If a staff member or another resident has a fear of or a minor allergy to dogs or other animals, this is not a disability, so they have no right to an accommodation.

Resident parking for leased housing/apartments – If parking is provided for residents, it is a reasonable accommodation to provide reserved accessible spaces for disabled residents. Use the standard accommodations process for accessible parking requests. If a resident has a state disabled parking permit, this is generally sufficient proof of the need for a reserved accessible parking space.

Many people who need an accessible parking space don’t need an extra-wide space with an access aisle – they often need only a regular-size parking space nearest to their front door or on the most accessible route to the front door. Discuss specific parking needs with the resident.

Even if parking spaces are not normally assigned, provide a reserved parking space to a resident with a disability.

Post a sign at the head of the parking space saying the spot is reserved, so that other people do not park there.

Strictly enforce a resident’s reserved accessible parking space, and be prompt in responding to complaints when others park there. Let vendors know these spaces are off limits.

Guest parking for leased housing/apartments – If parking is provided near the rental office or for guests, some of those spaces must be accessible.

Locate at least one accessible guest parking space near an on-site rental office, with an accessible route from the parking to the office.

Guest parking is subject to ADA Title III rules, which require that at least 2% of all guest spaces in each lot meet access requirements and be designated with appropriate signage. These spaces must be at least 96” wide and must have an adjacent access aisle at least 60” wide. An access aisle can be shared between two accessible parking spaces. At least one of these spaces must be van accessible, with a 96” access aisle.

Strictly enforce accessible guest parking spaces, and be prompt in responding to complaints when others park there. Let vendors know these spaces are off limits.

HOA’s – Sometimes a governing board or owners group has only limited control over parking spaces. Boards should assist within their means to the person seeking a parking accommodation. If another resident owns the desired space, the two owners can negotiate a swap. However, owners are not required to give up or swap a parking spot that has been deeded to them.

The duty to accommodate arises when the housing provider has knowledge that a disability exists and that an accommodation or modification is required for the disabled person to use and enjoy the housing. Here are key points:

Housing providers should evaluate each request on a case-by-case basis, in a timely and professional manner, and document interactions with the resident. A housing provider has an obligation to provide prompt responses to reasonable accommodation requests. An undue delay in responding to a request may be considered to be a failure to provide a reasonable accommodation.

An accommodation or modification is reasonable if:

Undue burden – The request must not impose an undue financial and administrative burden on the housing provider. The determination of undue financial and administrative burden must be made on a case-by-case basis and involves involving various factors, such as the cost of the requested accommodation, the financial resources of the provider, the benefits that the accommodation would provide to the requester, and the availability of alternative accommodations that would effectively meet the requester’s disability-related needs. [Example: An applicant who uses a walker prefers a third-story rental in an older walk-up building – the housing provider does not have to install an elevator if such a modification is cost-prohibitive.]

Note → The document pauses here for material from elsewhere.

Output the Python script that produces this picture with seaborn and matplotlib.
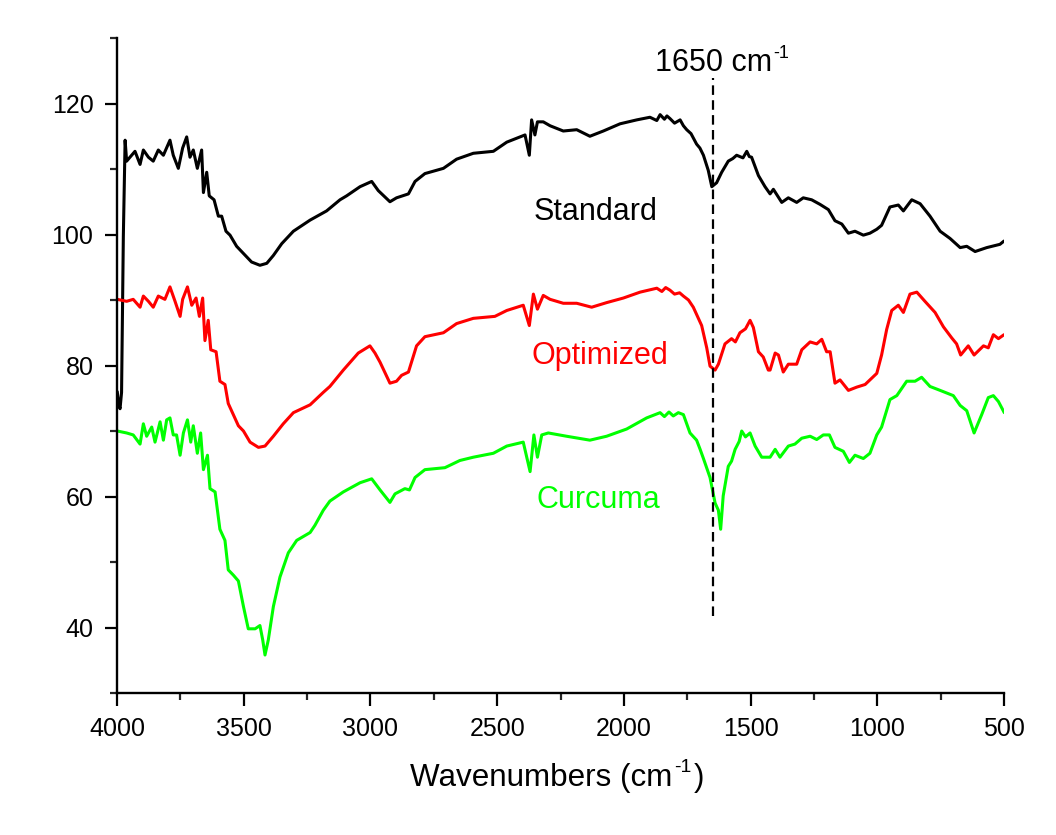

Fundamental alteration – The requested accommodation or modification must not require the housing provider to make a fundamental alteration in the essential nature of the provider’s operations. [Example: A resident with a disability cannot do his own housekeeping and the housing provider does not supply housekeeping for residents. A request for such services is not reasonable.]

Refusing a request – When a housing provider refuses a requested accommodation because it is not reasonable, the provider should discuss with the requester whether an alternative accommodation would effectively address the person’s disability-related needs. If an alternative accommodation would effectively meet the person’s needs and is reasonable, the provider must grant it. A failure to reach an agreement on an accommodation request is in effect a decision by the housing provider not to grant the requested accommodation. Someone who was denied an accommodation may file a fair housing complaint to challenge that decision.

Direct threat – Fair housing laws do not require a housing provider to provide an accommodation or modification for a person with a disability whose tenancy constitutes a direct threat to the health or safety of others, or would result in substantial physical damage to the property of others, unless the threat can be eliminated or significantly reduced by a reasonable accommodation or modification.

To establish direct threat, a housing provider needs recent, objective evidence of behavior that puts others at risk of harm. Even where there is direct threat or prior substantial property damage, a housing provider may still have a duty to accommodate during the eviction process if there is information that the threat has subsided. The housing provider has a duty to consider the reasonable accommodation before taking action.

It is illegal for a housing provider to retaliate against a tenant because he or she has opposed any type of discriminatory treatment or because he or she has filed charges, testified, assisted or participated in any proceeding, investigation or hearing alleging discriminatory treatment protected by law.